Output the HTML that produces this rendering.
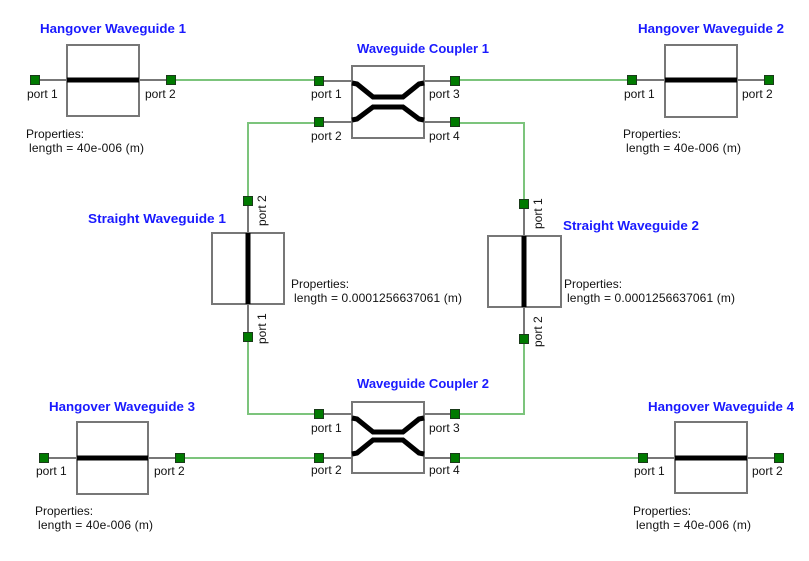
<!DOCTYPE html>
<html><head><style>
html,body{margin:0;padding:0;background:#fff;}
svg{display:block;font-family:"Liberation Sans",sans-serif;}
.t{font-size:13px;font-weight:bold;fill:#1a1aff;}
.l{font-size:12px;fill:#111;}
.g{stroke:#7cc47c;stroke-width:2;fill:none;}
.k{stroke:#777;stroke-width:2;fill:none;}
.b{fill:#fff;stroke:#777;stroke-width:2;}
.w{stroke:#000;stroke-width:5;fill:none;}
.p{fill:#007a00;stroke:#1a3a1a;stroke-width:1;}
</style></head><body>
<svg width="809" height="561" viewBox="0 0 809 561">
<path class="g" d="M171 80H319"/>
<path class="g" d="M455 80H632"/>
<path class="g" d="M319 123H248V201"/>
<path class="g" d="M455 123H524V204"/>
<path class="g" d="M248 337V414H319"/>
<path class="g" d="M524 339V414H455"/>
<path class="g" d="M180 458H319"/>
<path class="g" d="M455 458H643"/>

<path class="k" d="M35 80H171"/>
<rect class="b" x="67" y="45" width="72" height="71"/>
<path class="w" d="M67 80H139"/>
<rect class="p" x="30.5" y="75.5" width="9" height="9"/><rect class="p" x="166.5" y="75.5" width="9" height="9"/>
<text class="t" x="40" y="33" textLength="146" lengthAdjust="spacingAndGlyphs">Hangover Waveguide 1</text>
<text class="l" x="27" y="98">port 1</text><text class="l" x="145" y="98">port 2</text>
<text class="l" x="26" y="138">Properties:</text><text class="l" x="29" y="152" textLength="115">length = 40e-006 (m)</text>

<path class="k" d="M632 80H769"/>
<rect class="b" x="665" y="45" width="72" height="72"/>
<path class="w" d="M665 80H737"/>
<rect class="p" x="627.5" y="75.5" width="9" height="9"/><rect class="p" x="764.5" y="75.5" width="9" height="9"/>
<text class="t" x="638" y="33" textLength="146" lengthAdjust="spacingAndGlyphs">Hangover Waveguide 2</text>
<text class="l" x="624" y="98">port 1</text><text class="l" x="742" y="98">port 2</text>
<text class="l" x="623" y="138">Properties:</text><text class="l" x="626" y="152" textLength="115">length = 40e-006 (m)</text>

<path class="k" d="M319 81H352M319 122H352M424 81H455M424 122H455"/>
<rect class="b" x="352" y="66" width="72" height="72"/>
<path class="w" d="M352 83L357 84L373 97H403L419 84L424 83"/>
<path class="w" d="M352 120L357 119L373 107H403L419 119L424 120"/>
<rect class="p" x="314.5" y="76.5" width="9" height="9"/><rect class="p" x="314.5" y="117.5" width="9" height="9"/>
<rect class="p" x="450.5" y="76.5" width="9" height="9"/><rect class="p" x="450.5" y="117.5" width="9" height="9"/>
<text class="t" x="357" y="53" textLength="132" lengthAdjust="spacingAndGlyphs">Waveguide Coupler 1</text>
<text class="l" x="311" y="98">port 1</text><text class="l" x="311" y="140">port 2</text>
<text class="l" x="429" y="98">port 3</text><text class="l" x="429" y="140">port 4</text>

<path class="k" d="M248 201V337"/>
<rect class="b" x="212" y="233" width="72" height="71"/>
<path class="w" d="M248 233V304"/>
<rect class="p" x="243.5" y="196.5" width="9" height="9"/><rect class="p" x="243.5" y="332.5" width="9" height="9"/>
<text class="t" x="88" y="223" textLength="138" lengthAdjust="spacingAndGlyphs">Straight Waveguide 1</text>
<text class="l" transform="translate(266,226) rotate(-90)">port 2</text>
<text class="l" transform="translate(266,344) rotate(-90)">port 1</text>
<text class="l" x="291" y="288">Properties:</text><text class="l" x="294" y="302" textLength="168">length = 0.0001256637061 (m)</text>

<path class="k" d="M524 204V339"/>
<rect class="b" x="488" y="236" width="73" height="71"/>
<path class="w" d="M524 236V307"/>
<rect class="p" x="519.5" y="199.5" width="9" height="9"/><rect class="p" x="519.5" y="334.5" width="9" height="9"/>
<text class="t" x="563" y="230" textLength="136" lengthAdjust="spacingAndGlyphs">Straight Waveguide 2</text>
<text class="l" transform="translate(542,229) rotate(-90)">port 1</text>
<text class="l" transform="translate(542,347) rotate(-90)">port 2</text>
<text class="l" x="564" y="288">Properties:</text><text class="l" x="567" y="302" textLength="168">length = 0.0001256637061 (m)</text>

<path class="k" d="M319 414H352M319 458H352M424 414H455M424 458H455"/>
<rect class="b" x="352" y="402" width="72" height="71"/>
<path class="w" d="M352 418L357 419L373 432H403L419 419L424 418"/>
<path class="w" d="M352 454L357 453L373 440H403L419 453L424 454"/>
<rect class="p" x="314.5" y="409.5" width="9" height="9"/><rect class="p" x="314.5" y="453.5" width="9" height="9"/>
<rect class="p" x="450.5" y="409.5" width="9" height="9"/><rect class="p" x="450.5" y="453.5" width="9" height="9"/>
<text class="t" x="357" y="388" textLength="132" lengthAdjust="spacingAndGlyphs">Waveguide Coupler 2</text>
<text class="l" x="311" y="432">port 1</text><text class="l" x="311" y="474">port 2</text>
<text class="l" x="429" y="432">port 3</text><text class="l" x="429" y="474">port 4</text>

<path class="k" d="M44 458H180"/>
<rect class="b" x="77" y="422" width="71" height="72"/>
<path class="w" d="M77 458H148"/>
<rect class="p" x="39.5" y="453.5" width="9" height="9"/><rect class="p" x="175.5" y="453.5" width="9" height="9"/>
<text class="t" x="49" y="411" textLength="146" lengthAdjust="spacingAndGlyphs">Hangover Waveguide 3</text>
<text class="l" x="36" y="475">port 1</text><text class="l" x="154" y="475">port 2</text>
<text class="l" x="35" y="515">Properties:</text><text class="l" x="38" y="529" textLength="115">length = 40e-006 (m)</text>

<path class="k" d="M643 458H779"/>
<rect class="b" x="675" y="422" width="72" height="71"/>
<path class="w" d="M675 458H747"/>
<rect class="p" x="638.5" y="453.5" width="9" height="9"/><rect class="p" x="774.5" y="453.5" width="9" height="9"/>
<text class="t" x="648" y="411" textLength="146" lengthAdjust="spacingAndGlyphs">Hangover Waveguide 4</text>
<text class="l" x="634" y="475">port 1</text><text class="l" x="752" y="475">port 2</text>
<text class="l" x="633" y="515">Properties:</text><text class="l" x="636" y="529" textLength="115">length = 40e-006 (m)</text>
</svg>
</body></html>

..............................

**Written instruction**
Copy out each line exactly, without the pictures.

**Task result**
Output the HTML that produces this rendering.
<!DOCTYPE html>
<html><head><style>
html,body{margin:0;padding:0;background:#fff;}
svg{display:block;font-family:"Liberation Sans",sans-serif;}
.t{font-size:13px;font-weight:bold;fill:#1a1aff;}
.l{font-size:12px;fill:#111;}
.g{stroke:#7cc47c;stroke-width:2;fill:none;}
.k{stroke:#777;stroke-width:2;fill:none;}
.b{fill:#fff;stroke:#777;stroke-width:2;}
.w{stroke:#000;stroke-width:5;fill:none;}
.p{fill:#007a00;stroke:#1a3a1a;stroke-width:1;}
</style></head><body>
<svg width="809" height="561" viewBox="0 0 809 561">
<path class="g" d="M171 80H319"/>
<path class="g" d="M455 80H632"/>
<path class="g" d="M319 123H248V201"/>
<path class="g" d="M455 123H524V204"/>
<path class="g" d="M248 337V414H319"/>
<path class="g" d="M524 339V414H455"/>
<path class="g" d="M180 458H319"/>
<path class="g" d="M455 458H643"/>

<path class="k" d="M35 80H171"/>
<rect class="b" x="67" y="45" width="72" height="71"/>
<path class="w" d="M67 80H139"/>
<rect class="p" x="30.5" y="75.5" width="9" height="9"/><rect class="p" x="166.5" y="75.5" width="9" height="9"/>
<text class="t" x="40" y="33" textLength="146" lengthAdjust="spacingAndGlyphs">Hangover Waveguide 1</text>
<text class="l" x="27" y="98">port 1</text><text class="l" x="145" y="98">port 2</text>
<text class="l" x="26" y="138">Properties:</text><text class="l" x="29" y="152" textLength="115">length = 40e-006 (m)</text>

<path class="k" d="M632 80H769"/>
<rect class="b" x="665" y="45" width="72" height="72"/>
<path class="w" d="M665 80H737"/>
<rect class="p" x="627.5" y="75.5" width="9" height="9"/><rect class="p" x="764.5" y="75.5" width="9" height="9"/>
<text class="t" x="638" y="33" textLength="146" lengthAdjust="spacingAndGlyphs">Hangover Waveguide 2</text>
<text class="l" x="624" y="98">port 1</text><text class="l" x="742" y="98">port 2</text>
<text class="l" x="623" y="138">Properties:</text><text class="l" x="626" y="152" textLength="115">length = 40e-006 (m)</text>

<path class="k" d="M319 81H352M319 122H352M424 81H455M424 122H455"/>
<rect class="b" x="352" y="66" width="72" height="72"/>
<path class="w" d="M352 83L357 84L373 97H403L419 84L424 83"/>
<path class="w" d="M352 120L357 119L373 107H403L419 119L424 120"/>
<rect class="p" x="314.5" y="76.5" width="9" height="9"/><rect class="p" x="314.5" y="117.5" width="9" height="9"/>
<rect class="p" x="450.5" y="76.5" width="9" height="9"/><rect class="p" x="450.5" y="117.5" width="9" height="9"/>
<text class="t" x="357" y="53" textLength="132" lengthAdjust="spacingAndGlyphs">Waveguide Coupler 1</text>
<text class="l" x="311" y="98">port 1</text><text class="l" x="311" y="140">port 2</text>
<text class="l" x="429" y="98">port 3</text><text class="l" x="429" y="140">port 4</text>

<path class="k" d="M248 201V337"/>
<rect class="b" x="212" y="233" width="72" height="71"/>
<path class="w" d="M248 233V304"/>
<rect class="p" x="243.5" y="196.5" width="9" height="9"/><rect class="p" x="243.5" y="332.5" width="9" height="9"/>
<text class="t" x="88" y="223" textLength="138" lengthAdjust="spacingAndGlyphs">Straight Waveguide 1</text>
<text class="l" transform="translate(266,226) rotate(-90)">port 2</text>
<text class="l" transform="translate(266,344) rotate(-90)">port 1</text>
<text class="l" x="291" y="288">Properties:</text><text class="l" x="294" y="302" textLength="168">length = 0.0001256637061 (m)</text>

<path class="k" d="M524 204V339"/>
<rect class="b" x="488" y="236" width="73" height="71"/>
<path class="w" d="M524 236V307"/>
<rect class="p" x="519.5" y="199.5" width="9" height="9"/><rect class="p" x="519.5" y="334.5" width="9" height="9"/>
<text class="t" x="563" y="230" textLength="136" lengthAdjust="spacingAndGlyphs">Straight Waveguide 2</text>
<text class="l" transform="translate(542,229) rotate(-90)">port 1</text>
<text class="l" transform="translate(542,347) rotate(-90)">port 2</text>
<text class="l" x="564" y="288">Properties:</text><text class="l" x="567" y="302" textLength="168">length = 0.0001256637061 (m)</text>

<path class="k" d="M319 414H352M319 458H352M424 414H455M424 458H455"/>
<rect class="b" x="352" y="402" width="72" height="71"/>
<path class="w" d="M352 418L357 419L373 432H403L419 419L424 418"/>
<path class="w" d="M352 454L357 453L373 440H403L419 453L424 454"/>
<rect class="p" x="314.5" y="409.5" width="9" height="9"/><rect class="p" x="314.5" y="453.5" width="9" height="9"/>
<rect class="p" x="450.5" y="409.5" width="9" height="9"/><rect class="p" x="450.5" y="453.5" width="9" height="9"/>
<text class="t" x="357" y="388" textLength="132" lengthAdjust="spacingAndGlyphs">Waveguide Coupler 2</text>
<text class="l" x="311" y="432">port 1</text><text class="l" x="311" y="474">port 2</text>
<text class="l" x="429" y="432">port 3</text><text class="l" x="429" y="474">port 4</text>

<path class="k" d="M44 458H180"/>
<rect class="b" x="77" y="422" width="71" height="72"/>
<path class="w" d="M77 458H148"/>
<rect class="p" x="39.5" y="453.5" width="9" height="9"/><rect class="p" x="175.5" y="453.5" width="9" height="9"/>
<text class="t" x="49" y="411" textLength="146" lengthAdjust="spacingAndGlyphs">Hangover Waveguide 3</text>
<text class="l" x="36" y="475">port 1</text><text class="l" x="154" y="475">port 2</text>
<text class="l" x="35" y="515">Properties:</text><text class="l" x="38" y="529" textLength="115">length = 40e-006 (m)</text>

<path class="k" d="M643 458H779"/>
<rect class="b" x="675" y="422" width="72" height="71"/>
<path class="w" d="M675 458H747"/>
<rect class="p" x="638.5" y="453.5" width="9" height="9"/><rect class="p" x="774.5" y="453.5" width="9" height="9"/>
<text class="t" x="648" y="411" textLength="146" lengthAdjust="spacingAndGlyphs">Hangover Waveguide 4</text>
<text class="l" x="634" y="475">port 1</text><text class="l" x="752" y="475">port 2</text>
<text class="l" x="633" y="515">Properties:</text><text class="l" x="636" y="529" textLength="115">length = 40e-006 (m)</text>
</svg>
</body></html>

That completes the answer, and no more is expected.